* BEGIN Given data *

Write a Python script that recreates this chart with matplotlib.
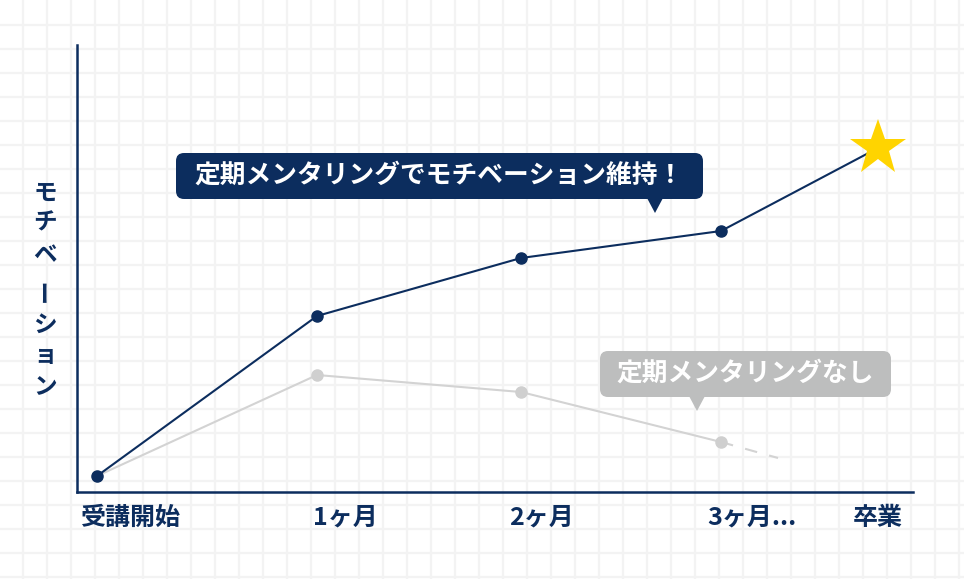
import matplotlib
matplotlib.use("Agg")
import matplotlib.pyplot as plt
from matplotlib.patches import FancyBboxPatch, Polygon

plt.rcParams['font.family'] = ['Noto Sans CJK JP', 'DejaVu Sans']

NAVY = '#0c2d5e'
GRAY = '#d3d3d3'

categories = ['受講開始', '1ヶ月', '2ヶ月', '3ヶ月...', '卒業']
cat_x = [130, 345, 541, 752, 878]
point_x = [97, 317, 521, 721]
star_x = 878
with_mentor = [16, 176, 234, 261]
star_value = 344
without_mentor = [16, 117, 100, 50]
fade_x = [721, 778]
fade_values = [50, 34]
label_with = '定期メンタリングでモチベーション維持！'
label_without = '定期メンタリングなし'
y_label = 'モチベーション'

W, H = 964, 579
fig = plt.figure(figsize=(W/100, H/100), dpi=100)

bg = fig.add_axes([0, 0, 1, 1])
bg.set_xlim(0, W); bg.set_ylim(H, 0); bg.axis('off')
for gx in range(23, W, 24):
    bg.axvline(gx, color='#f3f3f3', lw=1.6, zorder=0)
for gy in range(25, H, 24):
    bg.axhline(gy, color='#f3f3f3', lw=1.6, zorder=0)

x0, x1, ytop, ybot = 77, 913, 45, 492
ax = fig.add_axes([x0/W, 1-ybot/H, (x1-x0)/W, (ybot-ytop)/H])
ax.patch.set_alpha(0)
ax.set_xlim(x0, x1)
ax.set_ylim(0, ybot-ytop)
for s in ['top', 'right']:
    ax.spines[s].set_visible(False)
for s in ['left', 'bottom']:
    ax.spines[s].set_color(NAVY); ax.spines[s].set_linewidth(1.8)
ax.set_yticks([])
ax.set_xticks(cat_x)
ax.set_xticklabels(categories, fontsize=18, fontweight='bold', color=NAVY)
ax.tick_params(axis='x', length=0, pad=10)

ax.plot(point_x, without_mentor, color=GRAY, lw=1.5, zorder=2)
ax.plot(point_x[1:], without_mentor[1:], 'o', color='#cfcfcf', ms=8, zorder=3)
ax.plot(fade_x, fade_values, color=GRAY, lw=1.5, ls=(0, (6, 6)), zorder=2)
ax.plot(point_x + [star_x], with_mentor + [star_value], color=NAVY, lw=1.5, zorder=4)
ax.plot(point_x, with_mentor, 'o', color=NAVY, ms=8, zorder=5)
ax.plot([star_x], [star_value], marker='*', color='#ffd400', ms=42, zorder=6, markeredgewidth=0)

def bubble(xl, xr, yt, yb, tailx, taily, color, text, fs):
    box = FancyBboxPatch((xl+8, yt+8), xr-xl-16, yb-yt-16,
                         boxstyle='round,pad=8', fc=color, ec='none', zorder=5)
    bg.add_patch(box)
    bg.add_patch(Polygon([[tailx-8, yb-1], [tailx+8, yb-1], [tailx, taily]],
                         closed=True, fc=color, ec='none', zorder=5))
    bg.text((xl+xr)/2, (yt+yb)/2 - 1, text, color='white', fontsize=fs, fontweight='bold',
            ha='center', va='center', zorder=6)

bubble(176, 703, 153, 199, 655, 213, NAVY, label_with, 18.5)
bubble(600, 891, 351, 397, 697, 411, '#bdbebe', label_without, 18.5)

ys = [193, 222, 255, 290, 325, 355, 387]
for ch, yy in zip(y_label, ys):
    rot = 90 if ch == 'ー' else 0
    bg.text(45, yy, ch, color=NAVY, fontsize=17, fontweight='bold',
            ha='center', va='center', rotation=rot)

fig.savefig('out.png', dpi=100)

* END Given data *

* Directive
From the first line of the material down to the line containing "ax.tick_params(axis='x', length=0, pad=10)", inclusive, return each line exactly, skipping any picture.

* Answer to the exercise
Write a Python script that recreates this chart with matplotlib.
import matplotlib
matplotlib.use("Agg")
import matplotlib.pyplot as plt
from matplotlib.patches import FancyBboxPatch, Polygon

plt.rcParams['font.family'] = ['Noto Sans CJK JP', 'DejaVu Sans']

NAVY = '#0c2d5e'
GRAY = '#d3d3d3'

categories = ['受講開始', '1ヶ月', '2ヶ月', '3ヶ月...', '卒業']
cat_x = [130, 345, 541, 752, 878]
point_x = [97, 317, 521, 721]
star_x = 878
with_mentor = [16, 176, 234, 261]
star_value = 344
without_mentor = [16, 117, 100, 50]
fade_x = [721, 778]
fade_values = [50, 34]
label_with = '定期メンタリングでモチベーション維持！'
label_without = '定期メンタリングなし'
y_label = 'モチベーション'

W, H = 964, 579
fig = plt.figure(figsize=(W/100, H/100), dpi=100)

bg = fig.add_axes([0, 0, 1, 1])
bg.set_xlim(0, W); bg.set_ylim(H, 0); bg.axis('off')
for gx in range(23, W, 24):
    bg.axvline(gx, color='#f3f3f3', lw=1.6, zorder=0)
for gy in range(25, H, 24):
    bg.axhline(gy, color='#f3f3f3', lw=1.6, zorder=0)

x0, x1, ytop, ybot = 77, 913, 45, 492
ax = fig.add_axes([x0/W, 1-ybot/H, (x1-x0)/W, (ybot-ytop)/H])
ax.patch.set_alpha(0)
ax.set_xlim(x0, x1)
ax.set_ylim(0, ybot-ytop)
for s in ['top', 'right']:
    ax.spines[s].set_visible(False)
for s in ['left', 'bottom']:
    ax.spines[s].set_color(NAVY); ax.spines[s].set_linewidth(1.8)
ax.set_yticks([])
ax.set_xticks(cat_x)
ax.set_xticklabels(categories, fontsize=18, fontweight='bold', color=NAVY)
ax.tick_params(axis='x', length=0, pad=10)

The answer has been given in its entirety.